From Andrzej Wajda’s website, here is the Polish master reflecting on why The Maids of Wilko marked a significant change in his filmmaking:
“Luckily, I have never been crazy about politics in film. It is the cinema and its special world which I love and where I seek personal fulfilment. That is why I have often also filmed stories without current political import.
The story The Maids from Wilko had been on my mind for a long time. The idea sprang up following the success of The Birch Wood at home and abroad. Yet the final decision was also motivated by political necessity. After producing the politically charged Man of Marble it seemed advisable to put the censor off the scent for a while.

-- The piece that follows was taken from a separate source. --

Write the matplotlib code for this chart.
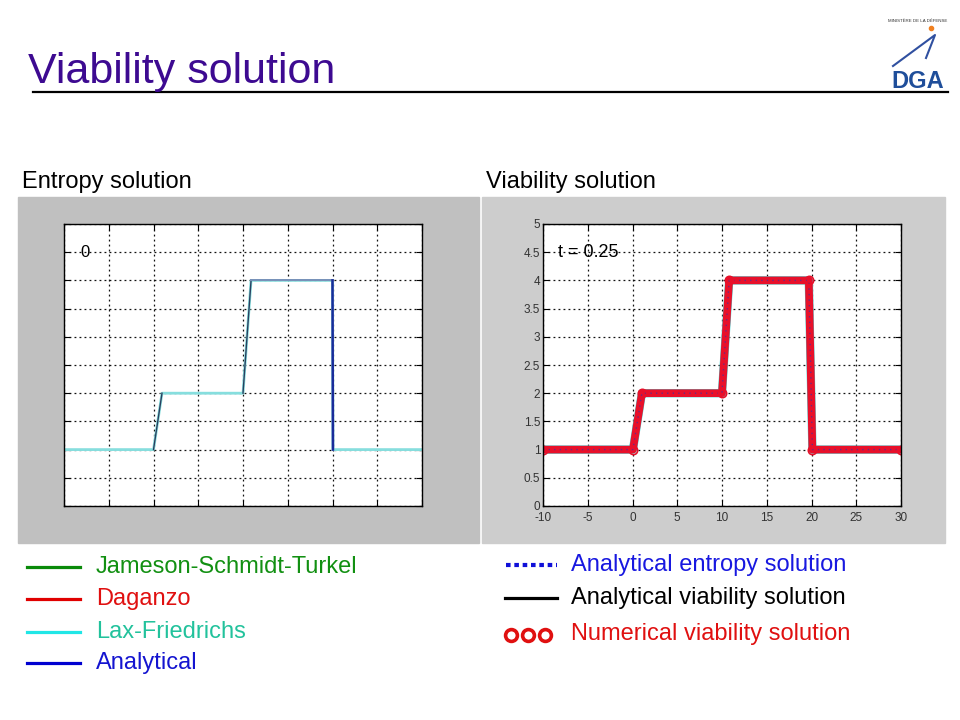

But while allowing the film bosses to breathe a sigh of relief, the decision turned my life into a nightmare. The last two, or rather three, films I made—starting with Promised Land—were made at a hectic pace, which unfortunately made itself felt in the outcome. However, the delicate fabric of The Maids from Wilko required an entirely different approach. As a result, the greatest difficulty I experienced when making this film was the conflict between my inner pace and the slow pace of the story.

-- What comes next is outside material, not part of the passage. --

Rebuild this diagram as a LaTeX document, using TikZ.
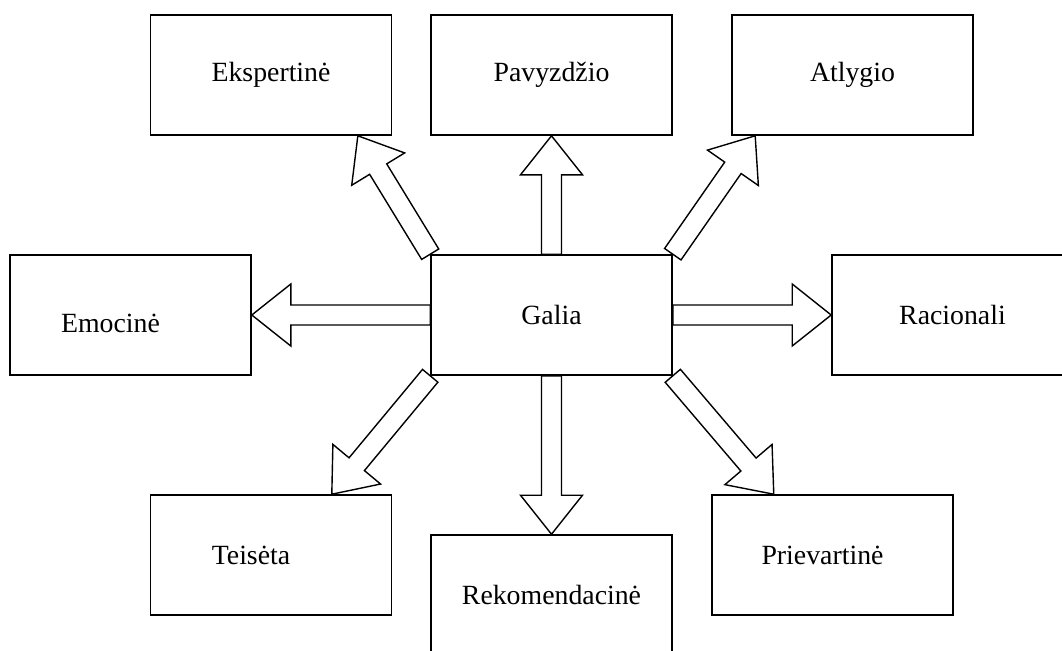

It was my wife Krystyna, seriously alarmed by my nervous condition, who finally made me understand that I was still moving in the rhythm of my previous film, Man of Marble, that is at a rapid pace, specific to a political film, which, by its very nature, is based on action, whereas now we were dealing with entirely different material…

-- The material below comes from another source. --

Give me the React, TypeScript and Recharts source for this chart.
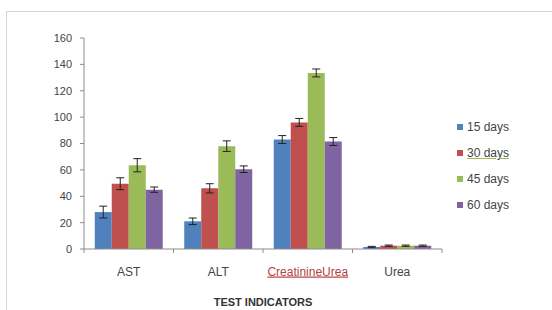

From that moment on the work started to flow quite naturally, matching the languid rhythm of the lives of the Wilko women. At last it was possible for me to study their faces, to contemplate the sun filtering through the green fronds overhanging the porch, to enjoy the soft outlines of the landscape, and to observe the daily household activities, including those in the pantry, so beautifully reconstructed by Krystyna Zachwatowicz.
When I ask myself what The Maids from Wilko is about, the best answer I can find is that it deals with all sorts of things one cannot clearly define… There is a very fine thread connecting us with the story, as if we were trying to retrieve something precious and long lost, the happier memories of our bygone childhood days. What the film reveals is a world rooted in a clearly defined system of values. The women in the film know very well what is not allowed, where one has to stop. But it was by no means easy to convey this on the screen.”